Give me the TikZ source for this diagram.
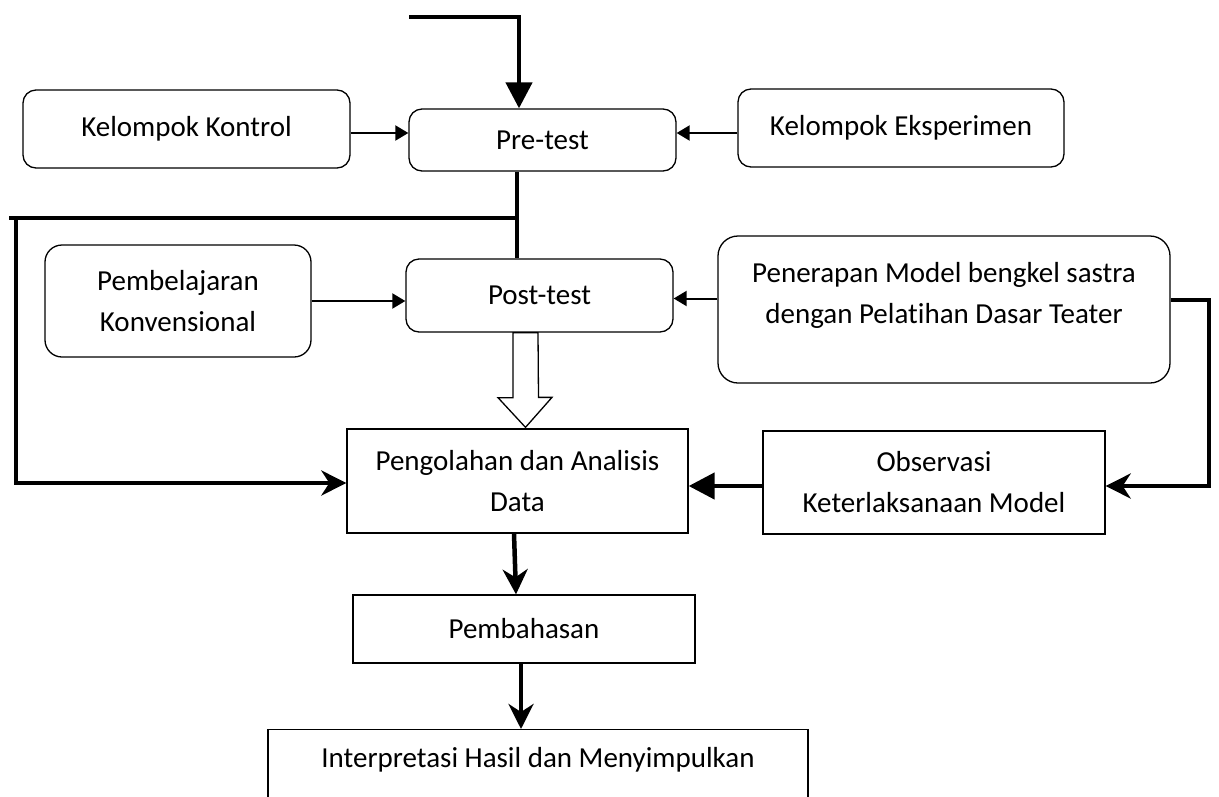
\documentclass[tikz,border=0pt]{standalone}
\usepackage{fontspec}
\setmainfont{Carlito}[Ligatures=CommonOff]
\usetikzlibrary{arrows.meta,calc}
\begin{document}
\begin{tikzpicture}[x=1pt,y=-1pt,
  font=\fontsize{29}{41}\selectfont,
  rbox/.style={draw,line width=1.3pt,rounded corners=13pt,fill=white,align=center,inner sep=0pt},
  sbox/.style={draw,line width=1.3pt,fill=white,align=center,inner sep=0pt},
  thinarrow/.style={line width=2pt,-{Triangle[length=13pt,width=15pt]}},
  heavy/.style={line width=4.5pt},
  heavytri/.style={heavy,-{Triangle[length=26pt,width=26pt]}},
  heavyopen/.style={heavy,-{Stealth[length=25pt,width=25pt,inset=8pt]}},
  blockarrow/.style={draw,line width=1.3pt,fill=white,line join=miter}
]
\useasboundingbox (0,0) rectangle (1219,796);
\clip (0,0) rectangle (1219,796);

% boxes
\node[rbox,minimum width=327pt,minimum height=78pt] (kon) at (186.5,129) {Kelompok Kontrol};
\node[rbox,minimum width=267pt,minimum height=62pt] (pre) at (542.5,140) {Pre-test};
\node[rbox,minimum width=326pt,minimum height=78pt] (eks) at (901,128) {Kelompok Eksperimen};
\node[rbox,rounded corners=17pt,minimum width=266pt,minimum height=112pt] (pbl) at (178,301) {Pembelajaran\\Konvensional};
\node[rbox,minimum width=267pt,minimum height=73pt] (post) at (539.5,295.5) {Post-test};
\node[rbox,rounded corners=20pt,minimum width=452pt,minimum height=147pt] (pen) at (944,309.5) {Penerapan Model bengkel sastra\\dengan Pelatihan Dasar Teater\\[-8pt]\mbox{}};
\node[sbox,minimum width=341pt,minimum height=104pt] (peng) at (517.5,481) {Pengolahan dan Analisis\\Data};
\node[sbox,minimum width=342pt,minimum height=103pt] (obs) at (934,482.5) {Observasi\\Keterlaksanaan Model};
\node[sbox,minimum width=342pt,minimum height=68pt] (pemb) at (524,629) {Pembahasan};
\node[sbox,minimum width=540pt,minimum height=96pt,anchor=north] (interp) at (538,729) {Interpretasi Hasil dan Menyimpulkan\\\mbox{}};

% entry line from the top
\coordinate (src) at (409,17);
\draw[heavytri] (src) -| ($(pre.north)+(-23.5,0)$);

% group boxes into the tests
\draw[thinarrow] ($(kon.east)+(0,4)$) coordinate (k1) -- (k1 -| pre.west);
\draw[thinarrow] ($(eks.west)+(0,5)$) coordinate (e1) -- (e1 -| pre.east);
\draw[thinarrow] (pbl.east) -- (pbl.east -| post.west);
\draw[thinarrow] ($(pen.west)+(0,-11)$) coordinate (p1) -- (p1 -| post.east);

% pre-test to post-test and the loop to the analysis
\coordinate (j) at (517,218);
\coordinate (lc) at (16,218);
\draw[heavy] (pre.south -| j) -- (post.north -| j);
\draw[heavy] (j) -- (9,218);
\draw[heavyopen] (lc) |- ($(peng.west)+(0,2)$);

% hollow block arrow from post-test
\coordinate (bx) at (525.5,0);
\draw[blockarrow] ($(post.south -| bx)+(-12.5,0)$) -- ++(0,65) -- ++(-15,0)
  -- ($(peng.north -| bx)+(0,-1)$) -- ++(26.5,-30) -- ++(-13.5,0)
  -- ($(post.south -| bx)+(12.5,0)$) -- cycle;

% treatment to observation loop
\coordinate (rc) at (1209,300);
\draw[heavyopen] (rc -| pen.east) -- (rc) |- ($(obs.east)+(0,3.5)$);
\draw[heavytri] ($(obs.west)+(0,3.5)$) coordinate (o1) -- (o1 -| peng.east);

% final steps
\draw[heavyopen] ($(peng.south)+(-3.5,0)$) -- ($(pemb.north)+(-8,0)$);
\draw[heavyopen] ($(pemb.south)+(-3,0)$) coordinate (m1) -- (m1 |- interp.north);
\end{tikzpicture}
\end{document}
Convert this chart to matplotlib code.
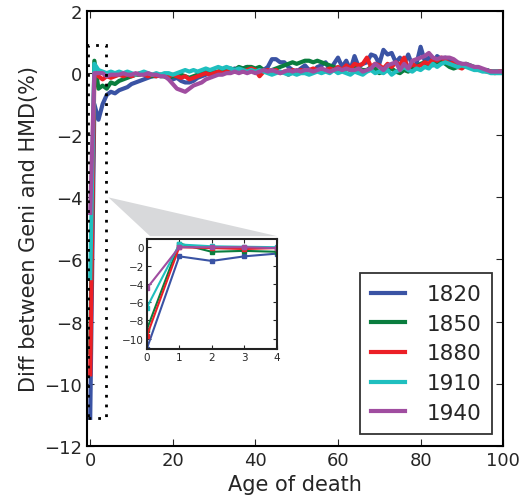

◇ ◇ ◇ ◇ ◇

▶ _DIRECTIVE_:
Go through the material above and count the lines that include "this". Give the number alone.

▶ _PROBLEM SOLUTION_:
2